March 11, 2007 at 5:09 am |

I think it might make more sense if we’re dealing with hypergraphs? Here’s what I have now…

“For all n and k >=1, and all finite sets of colors C, there is a M such that for all graphs X of size at least M and all colorings f that assign k edges in X to a color in C, there is a subgraph H of size at least n in X such that all k-sized subgraphs of H have the same coloring.”

The coloring doesn’t make much sense unless we can assign each edge multiple colorings…

March 11, 2007 at 12:26 pm |

Also, why can we take k >= 2n+1? I thought we had to prove this for ANY k and ANY n.

March 11, 2007 at 3:16 pm |

Regarding why we can take k >= 2n+1: I think if we proved that there is a set H in N^[k] of diagonal indiscernibles, then a subset of H also works.

March 12, 2007 at 6:42 am |

Hi.

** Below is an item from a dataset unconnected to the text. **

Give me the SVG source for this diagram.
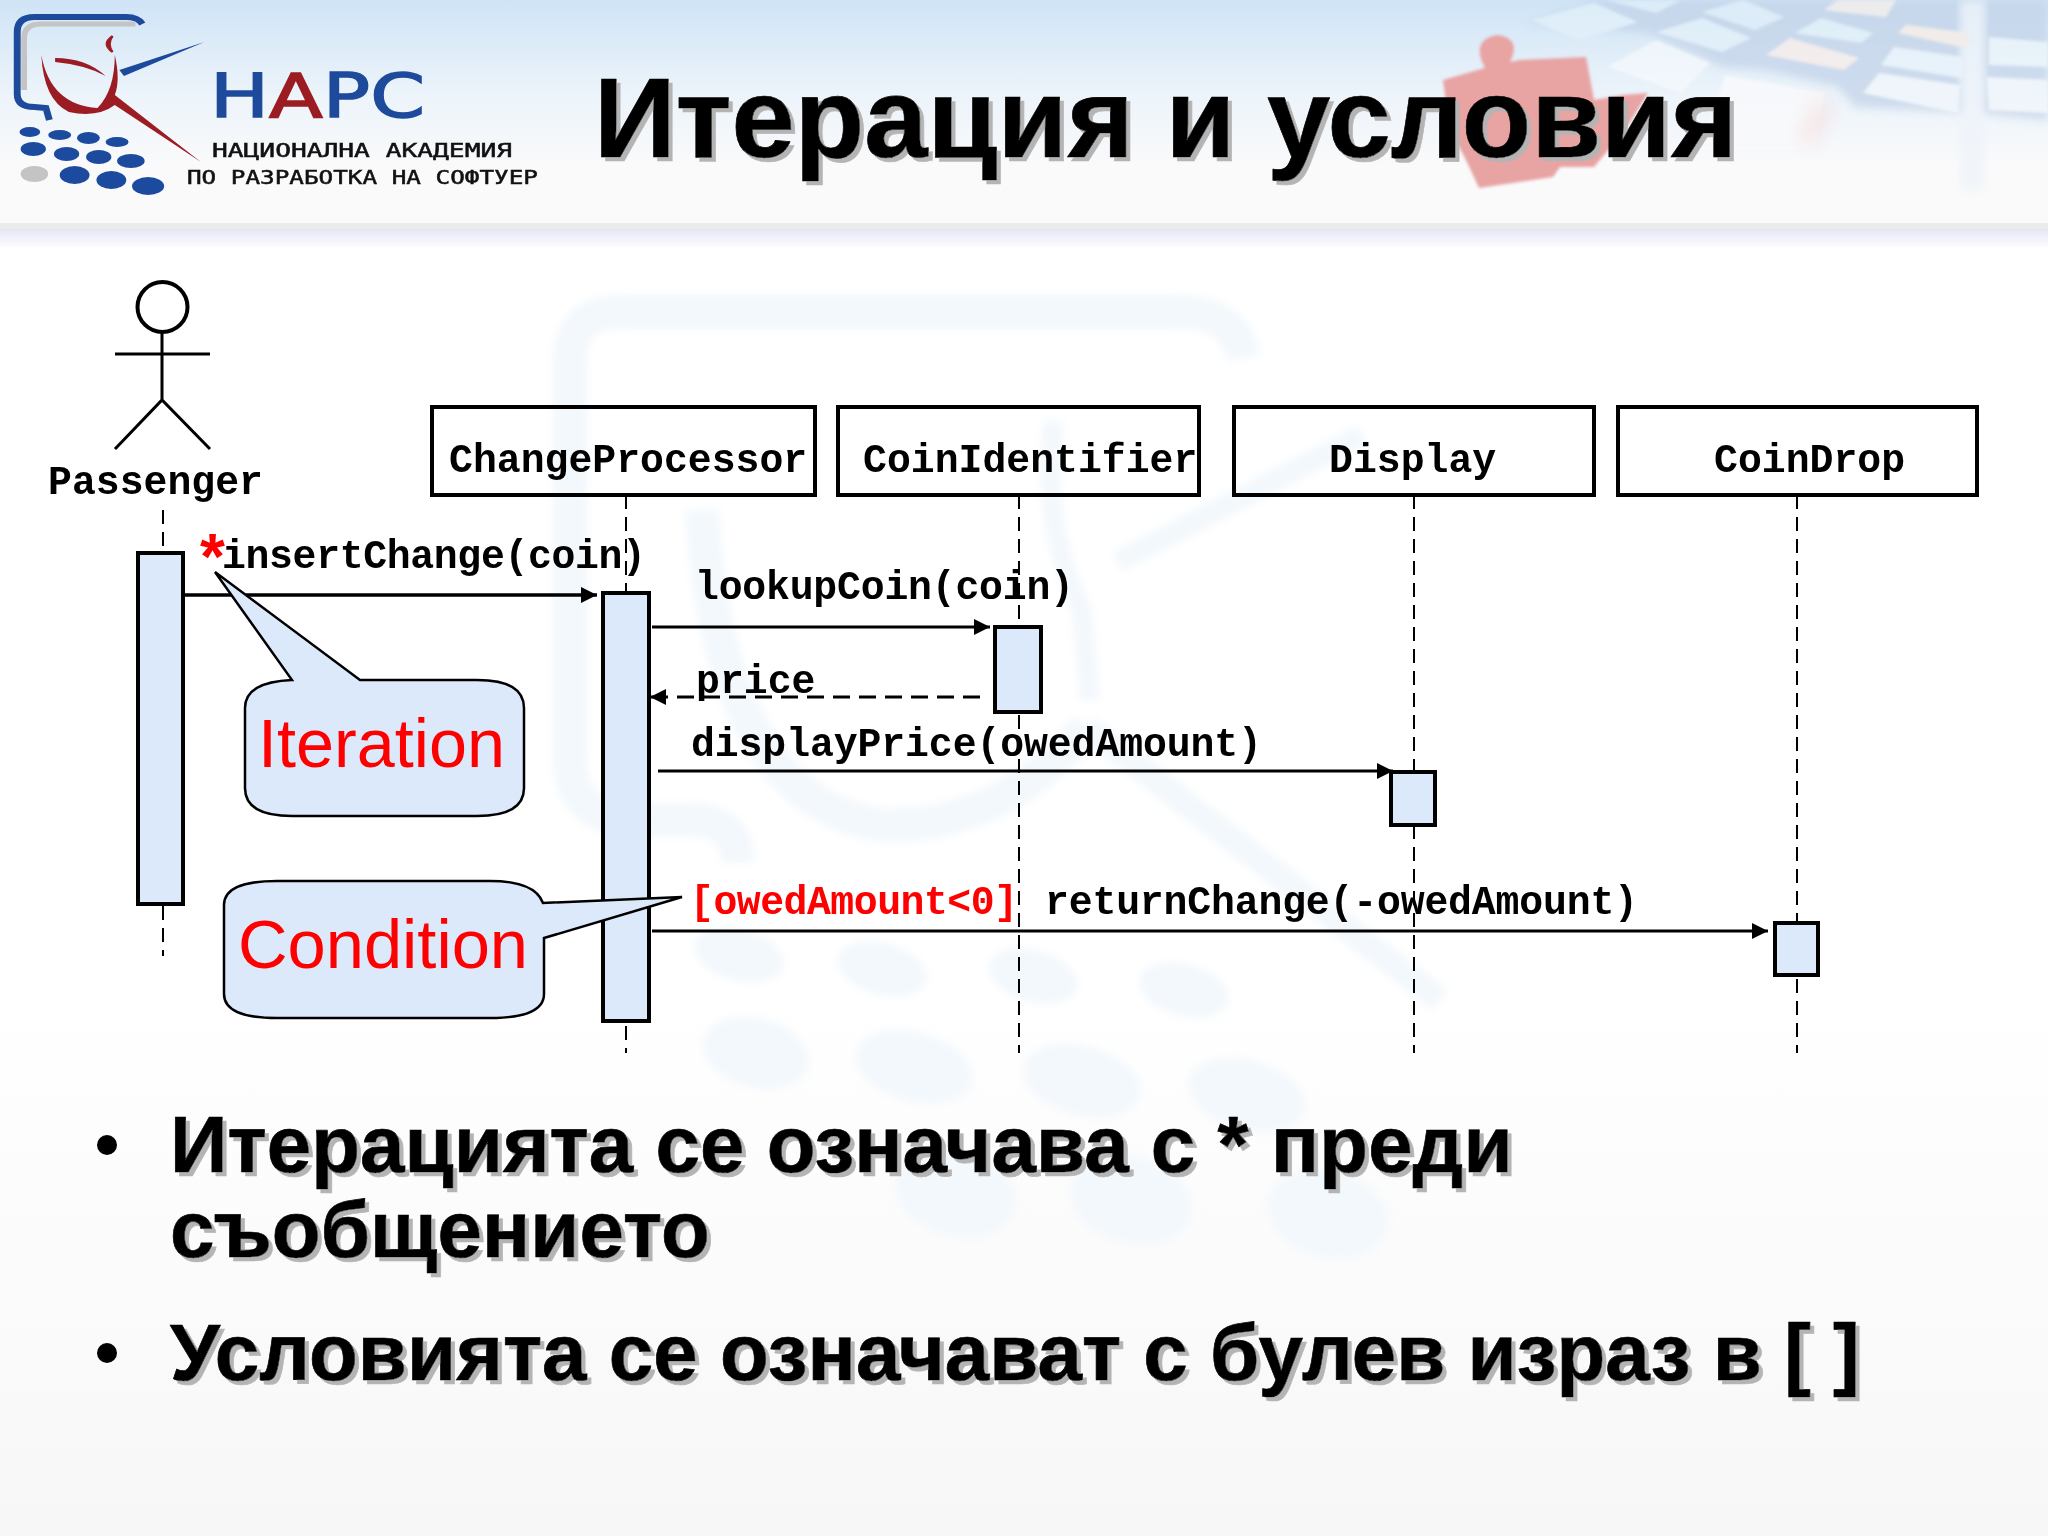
<svg xmlns="http://www.w3.org/2000/svg" width="2048" height="1536" viewBox="0 0 2048 1536">
<defs>
<linearGradient id="page" x1="0" y1="0" x2="0" y2="1"><stop offset="0" stop-color="#ffffff"/><stop offset="0.65" stop-color="#ffffff"/><stop offset="1" stop-color="#f7f7f7"/></linearGradient>
<linearGradient id="head" x1="0" y1="0" x2="0" y2="1"><stop offset="0" stop-color="#cfe4f6"/><stop offset="0.4" stop-color="#ebf3fa"/><stop offset="0.75" stop-color="#fafafb"/><stop offset="1" stop-color="#fafafa"/></linearGradient>
<linearGradient id="band" x1="0" y1="0" x2="0" y2="1"><stop offset="0" stop-color="#e4e6f6"/><stop offset="1" stop-color="#ffffff"/></linearGradient>
<filter id="soft" x="-10%" y="-10%" width="120%" height="120%"><feGaussianBlur stdDeviation="4"/></filter>
<filter id="softer" x="-30%" y="-30%" width="160%" height="160%"><feGaussianBlur stdDeviation="10"/></filter>
<filter id="tiny" x="-5%" y="-5%" width="110%" height="110%"><feGaussianBlur stdDeviation="1.5"/></filter>
<filter id="shadow" x="-5%" y="-10%" width="110%" height="130%"><feDropShadow dx="4" dy="4" stdDeviation="0.5" flood-color="#b4b4b4"/></filter>
<marker id="solid" markerUnits="userSpaceOnUse" markerWidth="16" markerHeight="16" refX="16" refY="8" orient="auto"><path d="M0,0 L16,8 L0,16 Z" fill="#000"/></marker>
</defs>
<style>
.mono{font-family:"Liberation Mono","DejaVu Sans Mono",monospace;font-weight:700;font-size:39.8px;fill:#000}
.sans{font-family:"Liberation Sans",Arial,sans-serif}
.big{font-weight:700;filter:url(#shadow);fill:#000;stroke:#000;stroke-width:0.7}
.box{fill:none;stroke:#000;stroke-width:4}
.act{fill:#dbe9fb;stroke:#000;stroke-width:4}
.life{stroke:#000;stroke-width:2;stroke-dasharray:14 8;fill:none}
.msg{stroke:#000;stroke-width:3;fill:none;marker-end:url(#solid)}
.call{fill:#dbe9fb;stroke:#000;stroke-width:2.5}
.red{fill:#ff0000}
.wm{fill:#f3f8fc}
.wl{fill:none;stroke:#f3f8fc;stroke-width:34}
.logotxt{font-family:"DejaVu Sans Mono",monospace;font-size:19px;fill:#111;stroke:#111;stroke-width:0.5}
</style>

<g id="background">
<rect width="2048" height="1536" fill="url(#page)"/>
<g id="watermark" filter="url(#soft)">
<path class="wl" d="M1244,358 Q1235,312 1180,312 L620,312 Q570,312 570,360 L570,760 Q570,820 640,820 L700,820 Q738,825 738,863"/>
<path class="wl" d="M702,510 Q720,800 880,825 Q1000,830 1087,727"/>
<path class="wl" style="stroke-width:22" d="M1117,562 L1363,435"/>
<path class="wl" style="stroke-width:20" d="M1054,421 Q1040,520 1082,611 L1090,700"/>
<path class="wl" style="stroke-width:26" d="M1087,727 L1440,1000"/>
<g class="wm">
<ellipse cx="739" cy="955" rx="46" ry="26" transform="rotate(15 739 955)"/>
<ellipse cx="882" cy="969" rx="46" ry="26" transform="rotate(15 882 969)"/>
<ellipse cx="1033" cy="976" rx="46" ry="26" transform="rotate(15 1033 976)"/>
<ellipse cx="1184" cy="990" rx="46" ry="26" transform="rotate(15 1184 990)"/>
<ellipse cx="756" cy="1053" rx="54" ry="35" transform="rotate(15 756 1053)"/>
<ellipse cx="914" cy="1067" rx="60" ry="35" transform="rotate(15 914 1067)"/>
<ellipse cx="1082" cy="1081" rx="60" ry="35" transform="rotate(15 1082 1081)"/>
<ellipse cx="1247" cy="1095" rx="60" ry="35" transform="rotate(15 1247 1095)"/>
<ellipse cx="956" cy="1193" rx="62" ry="44" transform="rotate(15 956 1193)"/>
<ellipse cx="1131" cy="1200" rx="62" ry="44" transform="rotate(15 1131 1200)"/>
<ellipse cx="1328" cy="1214" rx="62" ry="44" transform="rotate(15 1328 1214)"/>
</g>
</g>
</g>

<g id="header">
<rect width="2048" height="223" fill="url(#head)"/>
<rect y="223" width="2048" height="6" fill="#ebebeb"/>
<rect y="229" width="2048" height="20" fill="url(#band)"/>
<g id="keyboard" filter="url(#tiny)" opacity="0.75">
<path d="M1528,23 L1598,0 L2048,0 L2048,120 L1978,113 L1855,107 L1838,87 L1764,70 L1722,67 L1648,33 Z" fill="#c3d3e8" filter="url(#soft)"/>
<path d="M1960,0 H1985 L1985,190 H1960 Z" fill="#eef3f9" filter="url(#soft)"/>
<path d="M1532,20 L1594,3 L1638,22 L1578,40 Z" fill="#e2f0f9"/>
<path d="M1607,0 L1681,0 L1656,13 Z" fill="#dfeef8"/>
<path d="M1656,32 L1702,18 L1751,38 L1722,52 Z" fill="#e2f0f9"/>
<path d="M1702,12 L1743,0 L1784,17 L1755,30 Z" fill="#dfeef8"/>
<path d="M1766,55 L1790,38 L1859,58 L1844,70 Z" fill="#f8ece8"/>
<path d="M1795,33 L1821,18 L1873,33 L1861,43 Z" fill="#e2f0f9"/>
<path d="M1824,10 L1838,0 L1896,0 L1886,17 Z" fill="#f5eeea"/>
<path d="M1898,33 L1906,25 L1970,33 L1966,48 Z" fill="#f8ede6"/>
<path d="M1881,65 L1894,47 L1964,57 L1962,78 Z" fill="#e9f3fa"/>
<path d="M1863,93 L1879,73 L1960,85 L1958,113 Z" fill="#f0f6fb"/>
<path d="M1989,37 L2048,42 L2048,67 L1989,65 Z" fill="#ebf4fa"/>
<path d="M1987,77 L2048,80 L2048,113 L1989,110 Z" fill="#f0f6fb"/>
<path d="M1607,67 L1656,40 L1710,63 L1681,93 Z" fill="#f5f9fc"/>
<path d="M1725,75 L1825,93 L1813,150 L1700,150 Z" fill="#fafafb"/>
</g>
<path d="M1820,100 L1832,104 L1812,145 L1800,140 Z" fill="#f6dddd" filter="url(#softer)"/>
<g id="puzzle" filter="url(#tiny)">
<path d="M1443,80 L1485,68 Q1470,40 1497,35 Q1522,38 1510,62 L1520,60 L1586,57 L1594,100 L1623,95 L1648,93 L1625,130 L1594,167 L1560,167 L1553,177 L1479,188 L1466,160 L1450,130 Z" fill="#e8a3a3"/>
</g>
<g id="logo">
<g transform="scale(1.148,1)">
<path d="M124,24 Q120,17 110,17 L30,17 Q15,17 15,32 L15,94 Q15,107 30,107 L40,108 L43,120" fill="none" stroke="#1e4a9c" stroke-width="6"/>
<path d="M118,24 L36,24 Q21,24 21,38 L21,90" fill="none" stroke="#c4c4c4" stroke-width="5"/>
<path d="M36,55 Q44,105 85,108 Q100,90 100,55 Q105,80 100,95 L175,162 L100,105 Q85,118 60,112 Q38,100 36,55 Z" fill="#9b1c22"/>
<path d="M48,58 Q75,58 92,76 Q75,65 48,62 Z" fill="#9b1c22"/>
<path d="M98,36 Q88,44 98,52 Q93,44 98,36 Z" fill="#9b1c22" stroke="#9b1c22" stroke-width="2"/>
<path d="M104,70 L178,42 L108,76 Z" fill="#1e4a9c"/>
<g fill="#1b4a9e">
<ellipse cx="26" cy="132" rx="9" ry="5"/><ellipse cx="52" cy="135" rx="10" ry="5"/><ellipse cx="77" cy="138" rx="10" ry="6"/><ellipse cx="102" cy="142" rx="10" ry="5"/>
<ellipse cx="29" cy="149" rx="11" ry="7"/><ellipse cx="58" cy="154" rx="11" ry="7"/><ellipse cx="86" cy="157" rx="11" ry="7"/><ellipse cx="114" cy="161" rx="12" ry="7"/>
<ellipse cx="65" cy="175" rx="13" ry="9"/><ellipse cx="97" cy="180" rx="13" ry="9"/><ellipse cx="129" cy="186" rx="14" ry="9"/>
</g>
<ellipse cx="30" cy="174" rx="12" ry="8" fill="#c4c4c4"/>
</g>
<text x="210" y="117" font-family="'DejaVu Sans',sans-serif" font-size="60" textLength="215" lengthAdjust="spacingAndGlyphs" fill="#1e4a9c" stroke="#1e4a9c" stroke-width="1.5">Н<tspan fill="#9b1c22" stroke="#9b1c22">А</tspan>РС</text>
<text class="logotxt" x="212" y="157" textLength="300" lengthAdjust="spacingAndGlyphs">НАЦИОНАЛНА АКАДЕМИЯ</text>
<text class="logotxt" x="187" y="184" textLength="351" lengthAdjust="spacingAndGlyphs">ПО РАЗРАБОТКА НА СОФТУЕР</text>
</g>
<text id="title" class="sans big" x="594" y="157" font-size="113.8">Итерация и условия</text>
</g>

<g id="connectors">
<path class="life" d="M163,510 V552"/>
<path class="life" d="M163,906 V956"/>
<path class="life" d="M626,495 V591"/>
<path class="life" d="M626,1026 V1053"/>
<path class="life" d="M1019,495 V1053"/>
<path class="life" d="M1414,495 V1053"/>
<path class="life" d="M1797,495 V1053"/>
<path class="msg" d="M181,595 H597" style="stroke-width:3.5"/>
<path class="msg" d="M652,627 H990"/>
<path class="msg" d="M980,697 H650" style="stroke-dasharray:17 9"/>
<path class="msg" d="M658,771 H1393"/>
<path class="msg" d="M652,931 H1768"/>
</g>

<g id="passenger">
<circle cx="162.500" cy="307" r="25" fill="none" stroke="#000" stroke-width="4"/>
<path d="M162,332 V400 M115,354 H210 M115,449 L162,400 L210,449" fill="none" stroke="#000" stroke-width="3"/>
<text class="mono" x="48" y="494">Passenger</text>
<rect class="act" x="138" y="553" width="45" height="351"/>
</g>
<g id="changeprocessor">
<rect class="box" x="432" y="407" width="383" height="88"/>
<text class="mono" x="449" y="472">ChangeProcessor</text>
<rect class="act" x="603" y="593" width="46" height="428"/>
</g>
<g id="coinidentifier">
<rect class="box" x="838" y="407" width="361" height="88"/>
<text class="mono" x="863" y="472">CoinIdentifier</text>
<rect class="act" x="995" y="627" width="46" height="85"/>
</g>
<g id="display">
<rect class="box" x="1234" y="407" width="360" height="88"/>
<text class="mono" x="1329" y="472">Display</text>
<rect class="act" x="1391" y="772" width="44" height="53"/>
</g>
<g id="coindrop">
<rect class="box" x="1618" y="407" width="359" height="88"/>
<text class="mono" x="1714" y="472">CoinDrop</text>
<rect class="act" x="1775" y="923" width="43" height="52"/>
</g>

<g id="messages">
<text class="mono" x="222" y="568" textLength="424">insertChange(coin)</text>
<text class="sans red" x="200" y="579" font-size="64" font-weight="700">*</text>
<text class="mono" x="695" y="599" textLength="379">lookupCoin(coin)</text>
<text class="mono" x="696" y="693">price</text>
<text class="mono" x="691" y="756" textLength="571">displayPrice(owedAmount)</text>
<text class="mono red" x="690" y="914" textLength="328">[owedAmount&lt;0]</text>
<text class="mono" x="1045" y="914" textLength="593">returnChange(-owedAmount)</text>
</g>

<g id="iteration-note">
<path class="call" d="M215,572 L292,680 Q245,682 245,708 L245,788 Q245,816 292,816 L477,816 Q524,816 524,788 L524,708 Q524,680 477,680 L360,680 Z"/>
<text class="sans red" x="258" y="767" font-size="69" textLength="247" lengthAdjust="spacingAndGlyphs">Iteration</text>
</g>
<g id="condition-note">
<path class="call" d="M543,903 Q535,881 490,881 L277,881 Q224,881 224,905 L224,994 Q224,1018 277,1018 L490,1018 Q544,1018 544,994 L544,938 L682,897 Z"/>
<text class="sans red" x="238" y="968" font-size="69" textLength="290" lengthAdjust="spacingAndGlyphs">Condition</text>
</g>

<g id="bullets">
<circle cx="107" cy="1145" r="10" fill="#000"/>
<circle cx="107" cy="1353" r="10" fill="#000"/>
<text class="sans big" x="170" y="1172" font-size="80">Итерацията се означава с * преди</text>
<text class="sans big" x="170" y="1257" font-size="80">съобщението</text>
<text class="sans big" x="170" y="1380" font-size="80">Условията се означават с булев израз в [ ]</text>
</g>
</svg>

Sorry for not having seen these before. Hmm… In the hint I want 2n+1 to be the size of the tuples the coloring is defined on and k+n (or w) to be the size of the homogeneous object. So: the superindex indicates the sizes of the tuples being colored, the number in parentheses indicates the size of the (min)-homogeneous object. The switch was an unfortunate typo on Definition 1.9.

Let’s see… Ramsey: Let’s say a k-hypergraph is a set A together with a relation on k-subsets of A (k-edges). So a (non-directed) graph (without loops) is just a 2-hypergraph. Is this the usual notation? The size of such a beast is the number of vertices, |A|. It is complete iff each k-edge is in the relation. Then Ramsey’s result becomes: “For all n and k >=1, and all finite sets of colors C, there is an M such that given any coloring f that assigns to each k-edge of the complete k-hypergraph of size M a color in C there is a complete (sub)-k-hypergraph H of size at least n such that all its k-edges have the same coloring.”

For k=2 and 2 colors this can be said in an easier way: For all a there is b such that any (non-directed, without loops) graph in at least b vertices either contains a complete subgraph of size a or an empty subgraph of size a. (Empty meaning there are no edges between the vertices).

March 12, 2007 at 6:47 am |

“Also, why can we take k >= 2n+1? I thought we had to prove this for ANY k and ANY n.”

If we have a homogeneous (or min-homogeneous) set of size 20, then certainly we have one of size 4. So: If we prove that for all colorings of n-edges we obtain a (min)homogeneous object of size a+2n+1 then we have certainly obtained one of size at least a, so we may as well assume that a is at least 2n+1. Also using the same idea, given any number z we may as well assume that the least number in the homogeneous set is at least z, since it suffices to obtain a homogeneous set of size z+a to ensure we have a homogeneous set of size a whose least element is at least z.